Essentially this is a cultural war and is reducible to a conflict between differing reactionary religious fundamentalisms---in the US and west, against numerous traditional but equally reactionary and religious based fundamentalisms. I don't think it is a mere coincidence that bin Laden or whoever planned and timed the attacks, just happened to pick the first year of the Bush administration by accident. That is to say, I don't think that material constraints determined the timing. I suspect the Bush administration was picked in particular because Bush represents the reactionary Christians as the political power of the US state. Perhaps more to the point for many Middle Eastern Moslems, Bush and US also represents through its fundamentalist turn, a linkage to Jewish fundamentalism and its melding of religious law with definitions of state. By rhetorical elaboration, the representation becomes a political diatribe on US military, economic, and political support for Israel.

In my mind the universal enemy of all these reactionary religious and traditionalist movements is the secular European Enlightenment, which has through material and historical development become what we mean by modernity and postmodernity. That is they are mutual representations and expressions of each other.

Nevertheless, postmodernity in its cultural expressions is a secular form of a related reaction to the enlightenment---an enlightenment turned in upon itself, the hermeneutic and apocalyptic turn--the deep and otherworldly concentration on the interpenetrating spheres of linguistic analysis and transcendental subjectivity. These mirror in a secular universe, the fevered textual concentration of religious fundamentalism and its assurances of spiritual transcendence.

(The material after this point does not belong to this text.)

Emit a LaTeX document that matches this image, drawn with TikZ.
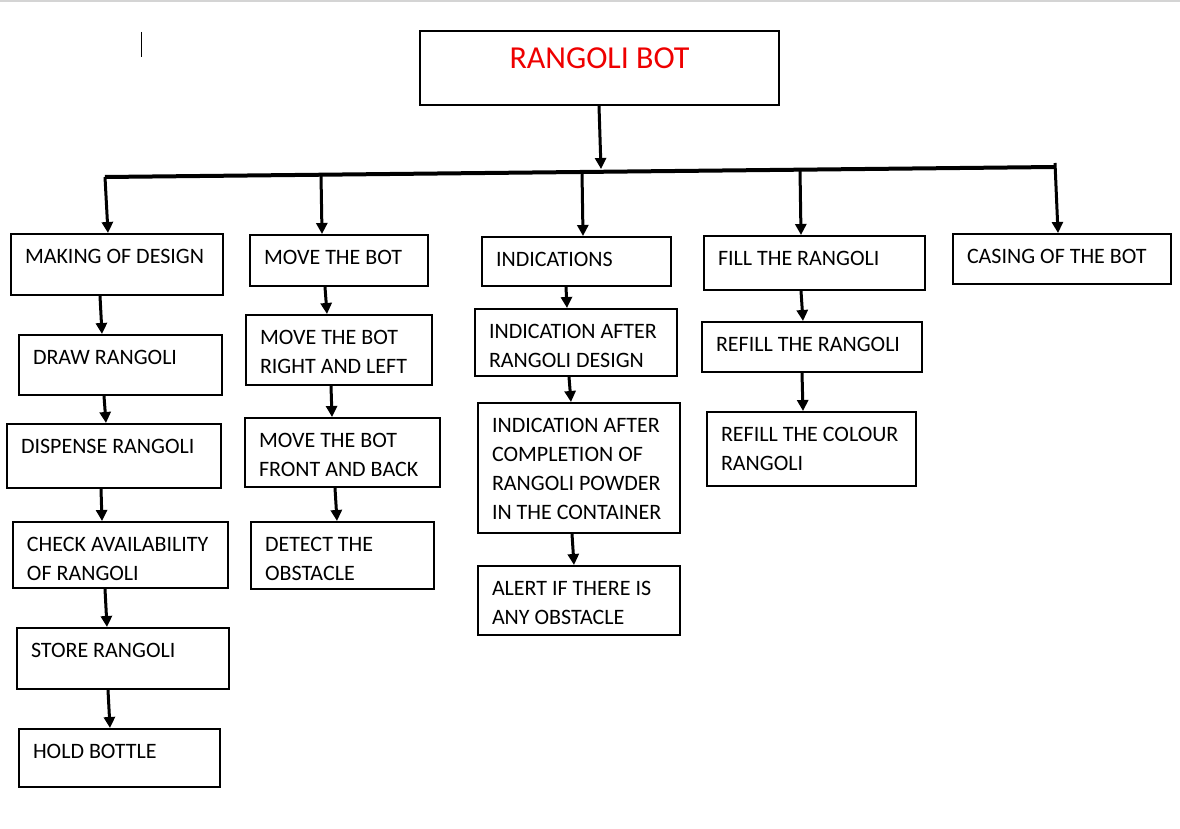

Both the hermeneutic turn in postmodernity and religious fundamentalism share a kind of reading process, in which in the unfolding of thought, an ideality or transcendent meaning is achieved between the interpreter and the text. However, while these critically self-conscious processes seem to erode the apparent absolute nature of the rational agent in a postmodern cultural context, in the religious and traditional cultural context, a similar process seems to lead to an further refinement of absolutism, manifested as profoundly held moral convictions. It is as if a complete relativity of values and meaning were the mirror equivalent to a thorough going absolutism of all value and meaning.

What seems to unite both these impulses is the complete rejection of plain old, dumb material reality---that is the utter indifference with which the material world seems to hold all human ideal and transcendent concerns.

While I certainly don't expect such a cultural view to become headlines hitting the news stands anytime soon, it seems to me, it is very important to understand these processes and where and how they position an intellectual life---both here in the west and in the other broadly non-western parts of the world. Part of the reason for that importance is its potential to create forms of solidarity between intellectual classes. After all, I see George Bush and Trent Lott, in relation to my world view, in something that could not be too dissimilar to the appalled regard that a de-classed Egyptian intellectual must see Mohammad Omar and Osama Bin Laden. They are all dinosaurs.

In political economic terms the problem becomes separating neoliberal, capitalist, and imperialist ideologies from their embedding in the broad histo-cultural context of western enlightenment---a process that obviously involves a developing marxist view. That is to say, there are western systems of thought and action in the world that are of extreme value to development and do lead toward a generally more equalitarian world---and these should be adaptable to other cultures---without at the same time erasing their cultural identities and history.

While this much at least is not news, I think the spectacle and drama of the WTC/Pentagon attacks along with the glittering crusade-like US military reactions have simply obscured the view. The underlying cultural confrontations and conflicts have been around for a very long time.

So, reframing the debate along these lines becomes a very difficult task. This is why, I think the western Left has simply fallen back on some vague anti-war rhetoric and then gone into a pall of silence. But I suspect it isn't just the western Left that has been brought down to silence. The same difficulties must be struggled through in progressive non-US/EU circles. In a sense the burden to develop intellectual responses (the ground of mass resistance) to these events also has to fall on progressive circles in the non-US/EU world. Its with them that I want to evoke the terms of debate, and not with the bellicose hate mantras of George Bush or the quietly vicious subversions of Osama Bin Laden.